Most people do not appreciate what is meant by the term Big Data so the Federal Trade Commission (FTC) issued a report which highlights that “potential benefits to consumers are significant, but businesses must ensure that their big data use does not lead to harmful exclusion or discrimination.” On January 6, 2016 the FTC released its report entitled “Big Data: A Tool for Inclusion or Exclusion? Understanding the Issues” included the following applicable laws that may be impacted by Big Data:
- The Fair Credit Reporting Act
- Equal Opportunity Laws
- The Federal Trade Commission Act
The Big Data report also included these Questions for Legal Compliance:
If you compile big data for others who will use it for eligibility decisions (such as credit, employment, insurance, housing, government benefits, and the like), are you complying with the accuracy and privacy provisions of the FCRA? FCRA requirements include requirements to (1) have reasonable procedures in place to ensure the maximum possible accuracy of the information you provide, (2) provide notices to users of your reports, (3) allow consumers to access information you have about them, and (4) allow consumers to correct inaccuracies.
If you receive big data products from another entity that you will use for eligibility decisions, are you complying with the provisions applicable to users of consumer reports? For example, the FCRA requires that entities that use this information for employment purposes certify that they have a “permissible purpose” to obtain it, certify that they will not use it in a way that violates equal opportunity laws, provide pre-adverse action notice to consumers, and thereafter provide adverse action notices to those same consumers.

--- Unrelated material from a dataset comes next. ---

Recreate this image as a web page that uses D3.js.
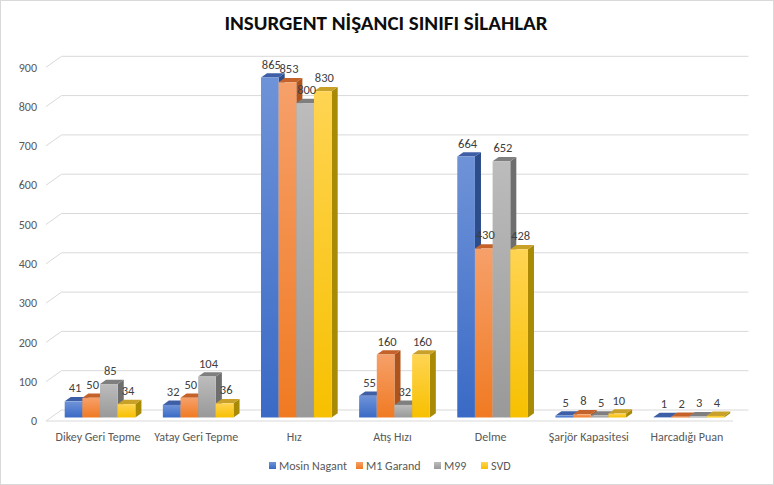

If you are a creditor using big data analytics in a credit transaction, are you complying with the requirement to provide statements of specific reasons for adverse action under ECOA?
Are you complying with ECOA requirements related to requests for information and record retention?
If you use big data analytics in a way that might adversely affect people in their ability to obtain credit, housing, or employment:
*Are you treating people differently based on a prohibited basis, such as race or national origin?
*Do your policies, practices, or decisions have an adverse effect or impact on a member of a protected class, and if they do, are they justified by a legitimate business need that cannot reasonably be achieved by means that are less disparate in their impact?
Are you honoring promises you make to consumers and providing consumers material information about your data practices?
Are you maintaining reasonable security over consumer data?
Are you undertaking reasonable measures to know the purposes for which your customers are using your data?
*If you know that your customer will use your big data products to commit fraud, do not sell your products to that customer. If you have reason to believe that your data will be used to commit fraud, ask more specific questions about how your data will be used.
*If you know that your customer will use your big data products for discriminatory purposes, do not sell your products to that customer. If you have reason to believe that your data will be used for discriminatory purposes, ask more specific questions about how your data will be used.
Obviously Big Data is growing and apparently legal risks will grow as well.